Is it time to heal?
Our body doesn't break down for no reason. Pains, aches, acne, headaches, injuries are not just happening. Of course - there is always physical effects, such as food, sleep and lifestyle choices. But they are not everything.
I have learned to observe myself and others over the past years. Why some people were getting sick and others did not? I knew a person when I was 18, who got psoriasis, and year later got a cancer. I was shocked, and felt helpless that I was not able to help in any way. That was the first time I started searching answers. For the first time I have learned about psychosomatics - connection between our emotions and diseases.
Only years later I started to hear about Louise Hay - one of the greatest spiritual teachers. She has a book 'You can heal your life." I was very sceptical at that time, but life seemed to lead me to her. In 2018 I got the eye chalesion, that looked awful and it did not go for almost a year, no matter what I tried. After trying many things from traditional medicine, meeting many doctors, I gave in. More with "whatever attitude." Let's try this holistic healing. It was for the first time that I couldn't get better, and I have changed a lot: I started to sleep 7-8 hours strict, I removed most of inflammatory foods, was removing load for my body. We always come with expectations to healing journey. We want it fast, we want it now. We can't wait to get better, we have no patience. healing doesn't happen when we are using our analytical thinking. It happens when you go deeper, when we trust, when we accept things as they are and surrender to the experience.
I have read "You can heal your life" and I started to listen to Louise Hay. She taught only one thing - self-love. At that time I thought I have loved myself. Not that much. I loved myself when I was good, when I was at my best. And when I wasn't - I would push myself harder next time. I decided to experiment with her concept, I always do that when I am sceptical. To my huge surprise - it worked. Instead of telling myself"You rested too long, you must perform, be productive, this is unacceptable", I started to change my conversation to "I know it doesn't feel good, but I love you, I forgive you, you will do better, you are just a human, you are allowed to do mistakes." I started to use the same approach with my clients. And it worked as well! they were cliticising themselves more than me.

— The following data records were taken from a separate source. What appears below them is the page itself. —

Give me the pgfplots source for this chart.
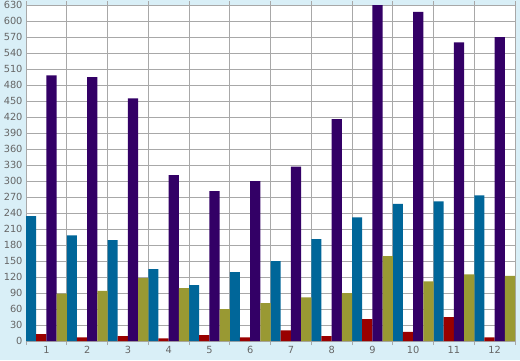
\documentclass[border=0pt]{standalone}
\usepackage{pgfplots}
\pgfplotsset{compat=1.18}
\usepackage{fontspec}
\setmainfont{DejaVu Sans}
\definecolor{bgblue}{HTML}{D9EFF7}
\definecolor{gridgray}{HTML}{A8A8A8}
\definecolor{labgray}{HTML}{666666}
\definecolor{cTeal}{HTML}{006699}
\definecolor{cRed}{HTML}{990000}
\definecolor{cPurple}{HTML}{330066}
\definecolor{cOlive}{HTML}{999933}
\begin{document}
\begin{tikzpicture}[x=1bp,y=1bp]
\fill[bgblue] (0,0) rectangle (520,360);
\path[use as bounding box] (0,0) rectangle (520,360);
\begin{axis}[
  at={(26bp,19bp)}, anchor=south west,
  scale only axis, width=489bp, height=336bp,
  xmin=0.5, xmax=12.5, ymin=0, ymax=630,
  ytick={0,30,...,630},
  xtick={1,...,12},
  minor xtick={0.5,1.5,...,12.5},
  ymajorgrids, xminorgrids,
  grid style={gridgray, line width=0.75bp},
  minor grid style={gridgray, line width=0.75bp},
  axis line style={gridgray, line width=0.75bp},
  major tick length=0pt,
  minor tick length=4bp,
  tick align=outside,
  minor tick style={gridgray, line width=0.75bp},
  axis background/.style={fill=white},
  tick label style={font=\fontsize{9.8bp}{11bp}\selectfont, text=labgray},
  /pgf/number format/assume math mode=true,
  yticklabel style={xshift=0bp},
  xticklabel style={yshift=-2bp},
  ybar=0pt, bar width=0.25,
  clip=true,
]
\addplot[fill=cTeal, draw=none] coordinates {(1,234) (2,198) (3,189) (4,135) (5,105) (6,129) (7,150) (8,191) (9,232) (10,257) (11,262) (12,273)};
\addplot[fill=cRed, draw=none] coordinates {(1,13) (2,7) (3,9) (4,5) (5,11) (6,7) (7,20) (8,9) (9,41) (10,17) (11,45) (12,7)};
\addplot[fill=cPurple, draw=none] coordinates {(1,498) (2,495) (3,455) (4,311) (5,281) (6,300) (7,327) (8,416) (9,640) (10,617) (11,560) (12,570)};
\addplot[fill=cOlive, draw=none] coordinates {(1,89) (2,94) (3,118) (4,99) (5,60) (6,71) (7,82) (8,90) (9,159) (10,112) (11,125) (12,122)};
\end{axis}
\end{tikzpicture}
\end{document}
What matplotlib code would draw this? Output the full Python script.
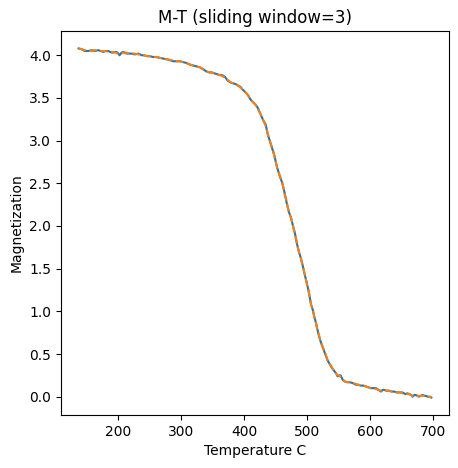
import matplotlib
matplotlib.use("Agg")
import matplotlib.pyplot as plt

temperature = [137, 142, 147, 152, 158, 163, 168, 172, 176, 180, 184, 190, 196, 199, 202, 205, 208, 213, 217, 221,
               226, 232, 237, 241, 245, 250, 255, 260, 266, 272, 279, 287, 292, 298, 303, 308, 314, 319, 324, 329,
               332, 336, 340, 344, 348, 352, 356, 360, 364, 369, 374, 379, 383, 387, 391, 394, 397, 400, 404, 407,
               410, 414, 418, 421, 424, 427, 430, 434, 437, 440, 443, 446, 448, 450, 452, 456, 460, 462, 464, 467,
               469, 471, 474, 476, 478, 480, 483, 485, 487, 490, 492, 495, 497, 499, 502, 504, 506, 509, 511, 514,
               516, 519, 521, 524, 527, 530, 532, 535, 538, 540, 543, 546, 548, 551, 553, 556, 559, 563, 567, 572,
               577, 581, 585, 589, 593, 597, 601, 605, 609, 613, 617, 620, 622, 626, 630, 634, 638, 642, 646, 651,
               656, 659, 662, 665, 667, 670, 672, 675, 677, 680, 683, 686, 688, 691, 694, 697]

magnetization = [4.08, 4.07, 4.05, 4.05, 4.06, 4.05, 4.06, 4.05, 4.04, 4.05, 4.05, 4.03, 4.04, 4.03, 4.00, 4.03, 4.04, 4.02, 4.02, 4.02,
                 4.01, 4.02, 4.00, 4.00, 3.99, 3.99, 3.98, 3.98, 3.97, 3.96, 3.95, 3.93, 3.93, 3.93, 3.92, 3.91, 3.89, 3.88, 3.87, 3.86,
                 3.85, 3.83, 3.81, 3.80, 3.80, 3.79, 3.78, 3.77, 3.77, 3.75, 3.70, 3.68, 3.67, 3.66, 3.64, 3.63, 3.60, 3.58, 3.55, 3.52,
                 3.48, 3.45, 3.42, 3.39, 3.34, 3.29, 3.24, 3.19, 3.08, 3.01, 2.94, 2.87, 2.82, 2.75, 2.69, 2.59, 2.51, 2.45, 2.39, 2.28,
                 2.22, 2.16, 2.10, 2.04, 1.98, 1.93, 1.81, 1.75, 1.69, 1.62, 1.56, 1.46, 1.40, 1.34, 1.24, 1.16, 1.08, 1.01, 0.94, 0.86,
                 0.79, 0.70, 0.65, 0.59, 0.53, 0.47, 0.43, 0.39, 0.35, 0.33, 0.30, 0.27, 0.24, 0.25, 0.25, 0.20, 0.18, 0.17, 0.17, 0.16,
                 0.14, 0.14, 0.13, 0.13, 0.12, 0.11, 0.10, 0.10, 0.10, 0.08, 0.06, 0.08, 0.08, 0.07, 0.07, 0.06, 0.06, 0.05, 0.05, 0.05,
                 0.03, 0.04, 0.03, 0.02, 0.00, 0.02, 0.02, 0.01, 0.00, 0.01, 0.02, 0.01, 0.01, 0.00, 0.00, -0.01]

magnetization_smoothed = [4.08, 4.07, 4.06, 4.05, 4.05, 4.06, 4.05, 4.05, 4.05, 4.05, 4.04, 4.04, 4.03, 4.02, 4.02, 4.02, 4.03, 4.03, 4.02, 4.02,
                          4.02, 4.01, 4.01, 4.00, 3.99, 3.99, 3.98, 3.98, 3.97, 3.96, 3.95, 3.94, 3.93, 3.93, 3.92, 3.91, 3.89, 3.88, 3.87, 3.86,
                          3.85, 3.83, 3.81, 3.80, 3.80, 3.79, 3.78, 3.77, 3.76, 3.74, 3.71, 3.68, 3.67, 3.66, 3.64, 3.62, 3.60, 3.58, 3.55, 3.52,
                          3.48, 3.45, 3.42, 3.38, 3.34, 3.29, 3.24, 3.17, 3.09, 3.01, 2.94, 2.88, 2.81, 2.75, 2.68, 2.60, 2.52, 2.45, 2.37, 2.30,
                          2.22, 2.16, 2.10, 2.04, 1.98, 1.91, 1.83, 1.75, 1.69, 1.62, 1.55, 1.47, 1.40, 1.33, 1.25, 1.16, 1.08, 1.01, 0.94, 0.86,
                          0.78, 0.71, 0.65, 0.59, 0.53, 0.48, 0.43, 0.39, 0.36, 0.33, 0.30, 0.27, 0.25, 0.25, 0.23, 0.21, 0.18, 0.17, 0.17, 0.16,
                          0.15, 0.14, 0.13, 0.13, 0.12, 0.11, 0.10, 0.10, 0.09, 0.08, 0.07, 0.07, 0.08, 0.07, 0.07, 0.06, 0.06, 0.05, 0.05, 0.04,
                          0.04, 0.03, 0.03, 0.02, 0.01, 0.01, 0.01, 0.01, 0.01, 0.01, 0.01, 0.01, 0.01, 0.00, 0.00, -0.01]

fig = plt.figure(figsize=(4.58, 4.68), dpi=100)
ax = fig.add_axes([61 / 458, 53 / 468, 388 / 458, 384 / 468])
ax.plot(temperature, magnetization, color="#1f77b4")
ax.plot(temperature, magnetization_smoothed, color="#ff7f0e", linestyle="--")
ax.set_title("M-T (sliding window=3)")
ax.set_xlabel("Temperature C")
ax.set_ylabel("Magnetization")
fig.savefig("out.png", dpi=100)
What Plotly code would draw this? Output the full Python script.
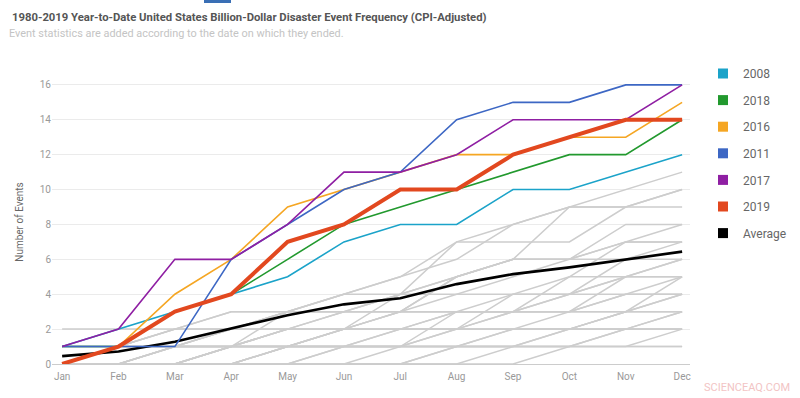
import plotly.graph_objects as go

months = ["Jan", "Feb", "Mar", "Apr", "May", "Jun", "Jul", "Aug", "Sep", "Oct", "Nov", "Dec"]
y_ticks = [0, 2, 4, 6, 8, 10, 12, 14, 16]

# Highlighted years (cumulative event counts)
y2008 = [1, 2, 3, 4, 5, 7, 8, 8, 10, 10, 11, 12]
y2018 = [1, 1, 3, 4, 6, 8, 9, 10, 11, 12, 12, 14]
y2016 = [0, 1, 4, 6, 9, 10, 11, 12, 12, 13, 13, 15]
y2011 = [1, 1, 1, 6, 8, 10, 11, 14, 15, 15, 16, 16]
y2017 = [1, 2, 6, 6, 8, 11, 11, 12, 14, 14, 14, 16]
y2019 = [0, 1, 3, 4, 7, 8, 10, 10, 12, 13, 14, 14]
average = [0.45, 0.72, 1.28, 2.05, 2.8, 3.42, 3.77, 4.58, 5.15, 5.54, 6.0, 6.44]

# Other years (grey background lines, estimated)
grey_years = [
    [0, 1, 2, 2, 3, 4, 5, 6, 8, 9, 10, 11],
    [1, 1, 1, 2, 3, 4, 5, 7, 8, 9, 9, 10],
    [0, 0, 1, 2, 3, 3, 4, 7, 7, 7, 9, 10],
    [0, 1, 2, 3, 3, 3, 4, 5, 6, 9, 9, 9],
    [0, 0, 0, 1, 3, 4, 4, 5, 6, 6, 8, 8],
    [1, 1, 2, 3, 3, 3, 3, 5, 6, 6, 7, 8],
    [0, 0, 1, 1, 2, 3, 3, 3, 3, 5, 7, 7],
    [2, 2, 2, 2, 2, 2, 3, 5, 6, 6, 7, 7],
    [0, 0, 0, 0, 1, 2, 4, 4, 5, 6, 6, 7],
    [0, 1, 1, 2, 2, 3, 3, 4, 4, 4, 6, 6],
    [0, 0, 1, 1, 1, 2, 3, 3, 4, 5, 5, 6],
    [0, 0, 0, 1, 2, 2, 2, 2, 4, 4, 5, 6],
    [1, 1, 1, 1, 2, 2, 3, 3, 3, 3, 5, 5],
    [0, 0, 0, 0, 0, 1, 1, 3, 3, 4, 5, 5],
    [0, 0, 1, 1, 2, 2, 2, 3, 3, 4, 4, 5],
    [0, 0, 0, 1, 1, 2, 2, 2, 3, 3, 3, 5],
    [0, 1, 1, 1, 1, 2, 2, 2, 3, 3, 3, 4],
    [0, 0, 0, 0, 1, 1, 2, 3, 3, 3, 4, 4],
    [0, 0, 0, 1, 1, 1, 2, 2, 2, 2, 3, 4],
    [0, 0, 0, 0, 0, 0, 0, 1, 2, 3, 4, 4],
    [0, 0, 0, 0, 1, 1, 1, 2, 2, 2, 3, 3],
    [0, 0, 0, 0, 0, 1, 1, 1, 2, 2, 2, 3],
    [0, 1, 1, 1, 1, 1, 1, 2, 2, 2, 3, 3],
    [0, 0, 0, 0, 0, 0, 1, 1, 1, 2, 2, 3],
    [0, 0, 0, 0, 0, 0, 0, 0, 1, 1, 2, 2],
    [1, 1, 1, 1, 1, 1, 1, 1, 1, 1, 2, 2],
    [0, 0, 0, 0, 1, 1, 1, 1, 1, 2, 2, 2],
    [0, 0, 0, 0, 0, 0, 0, 1, 1, 1, 1, 2],
    [0, 0, 0, 0, 0, 0, 0, 0, 0, 1, 1, 1],
    [0, 0, 0, 1, 1, 1, 1, 1, 1, 1, 1, 1],
]

named = [
    ("2008", y2008, "#1ba3c9", 1.6),
    ("2018", y2018, "#22992e", 1.6),
    ("2016", y2016, "#f5a623", 1.6),
    ("2011", y2011, "#3d67c4", 1.6),
    ("2017", y2017, "#8f1fa3", 1.6),
    ("2019", y2019, "#e2481f", 4.0),
    ("Average", average, "#000000", 2.6),
]

xi = list(range(len(months)))
fig = go.Figure()

for g in grey_years:
    fig.add_trace(go.Scatter(x=xi, y=g, mode="lines", showlegend=False, hoverinfo="skip",
                             line=dict(color="#cdcdcd", width=1.5)))

draw_order = ["Average", "2008", "2018", "2016", "2011", "2017", "2019"]
lookup = {n[0]: n for n in named}
for name in draw_order:
    nm, vals, col, w = lookup[name]
    fig.add_trace(go.Scatter(x=xi, y=vals, mode="lines", name=nm, showlegend=False,
                             line=dict(color=col, width=w)))

# legend entries with square swatches
for nm, vals, col, w in named:
    fig.add_trace(go.Scatter(x=[None], y=[None], mode="markers", name=nm, legendgroup=nm,
                             marker=dict(symbol="square", size=10, color=col)))

fig.update_layout(
    width=800, height=398,
    margin=dict(l=52, r=110, t=80, b=34, autoexpand=False),
    paper_bgcolor="white", plot_bgcolor="white",
    font=dict(family="Roboto, Arial, sans-serif", color="#777"),
    title=dict(text="<b>1980-2019 Year-to-Date United States Billion-Dollar Disaster Event Frequency (CPI-Adjusted)</b>",
               xref="container", x=12 / 800, xanchor="left", yref="container", y=1 - 17 / 398, yanchor="middle",
               font=dict(size=11.3, color="#555")),
    legend=dict(x=(703 - 52) / 638, xanchor="left", y=(364 - 59) / 284, yanchor="top",
                font=dict(size=12, color="#666"), tracegroupgap=7.6, bgcolor="rgba(0,0,0,0)"),
    showlegend=True,
)
fig.update_xaxes(range=[-0.18, 11.14], tickvals=xi, ticktext=months, showgrid=False, zeroline=False,
                 showline=False, ticks="", tickfont=dict(size=10, color="#999"), ticklabelstandoff=5)
fig.update_yaxes(range=[0, 16.28], tickvals=y_ticks, showgrid=True, gridcolor="#ebebeb", gridwidth=1,
                 zeroline=True, zerolinecolor="#cccccc", zerolinewidth=1, ticks="",
                 tickfont=dict(size=10, color="#999"),
                 title=dict(text="Number of Events", font=dict(size=10, color="#666"), standoff=14))

fig.add_annotation(text="Event statistics are added according to the date on which they ended.",
                   xref="paper", yref="paper", x=(7 - 52) / 638, y=(364 - 33) / 284,
                   xanchor="left", yanchor="middle", showarrow=False, font=dict(size=10.9, color="#c4c4c4"))
fig.add_annotation(text="SCIENCEAQ.COM", xref="paper", yref="paper", x=(792 - 52) / 638, y=(364 - 387) / 284,
                   xanchor="right", yanchor="middle", showarrow=False, font=dict(size=11, color="#f2c4c4"))
fig.add_shape(type="rect", xref="paper", yref="paper", x0=(204 - 52) / 638, x1=(231 - 52) / 638,
              y0=(364 - 3) / 284, y1=364 / 284, line=dict(width=0), fillcolor="#3a6fb5")

fig.write_html("out.html", config={"displayModeBar": False},
               post_script="document.body.style.margin='0';")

I never liked to be angry, and didn't accept that part of me. How can I be kind and so spiritual and be upset? And then when I was getting angry, I started to look in the mirror and soothe myself "I love you, I forgive you." It was like a wave of release. I did not know I could do that before. We are taught to perform in life, but much better to learn to love yourself and performance will happen automatically. You will perform because it makes you feel good, and you will rest when you are tired.
I see so many people with chronic conditions: skin diseases, diabetes, blood pressure, sciatica, who rely on pills. They think it will help them. They are cutting the leaves on the tree, instead of removing the root.
I always go to the root of the problem, I dig deeper for the answers. Healing is hard. I am not talking about temporary relief. I am talking about complete healing, when you become a different person. I thought if I heal, I become someone I don't like, I won't be myself. In reality, I became more of myself - more loving, more compassionate, more understanding, more patient. And I actually started to do more, because there is less baggage of the painful past that stops me. I feel like a clean slate, opening my new chapter.
The huge leap was also made in November 2019, when I have discovered Dr. Joe Dispenza. I finally understood him, his meditations were the most profoud for me. I really started to feel like a new person - with not so much hurt and fears of the past. And the final leap of healing was in May 2021. I did not not know what was happening, but I started to get worse and worse and worse mentally. And the worst thing there was no even reason for it. I went for Chakra Scan and during the consultation I asked "Sometimes you dont want to hear, because you are afraid to lose yourslef". She replied "But how then you will know what's on other side?" Hmmmm... Good point. It was all I needed to hear. I allowed myself to heal. I allowed myself to move forward. I allowed myself to let go. I had long meditation when I kept repeating "I allow myself to heal." Then something even more unexpected has happened, I got worse. I didn;t feel that awful for very long time, I just cried for no reason for 2 days. I couldn't stop. I could not explain it. I felt grief for the years that I wasted by living in the pain and not letting go sooner. And then I started to get better. We went on vacation with my husband and it felt like honeymoon. I was different. I was the one that I wanted to be. I was better. Finally. Almost 4 years later. Healing can never be rushed. It is difficult to face all your supressed over the years emotions, it's hard to love and accept yourself, it's hard to forgive and let go, it's hard to allow yourself to be yourself. It is hard. But it is always worth it. The more exciting things start after the healing. We can finally move towards better future and stop living towards the past.
"Known hells are preferred to unknown heavens."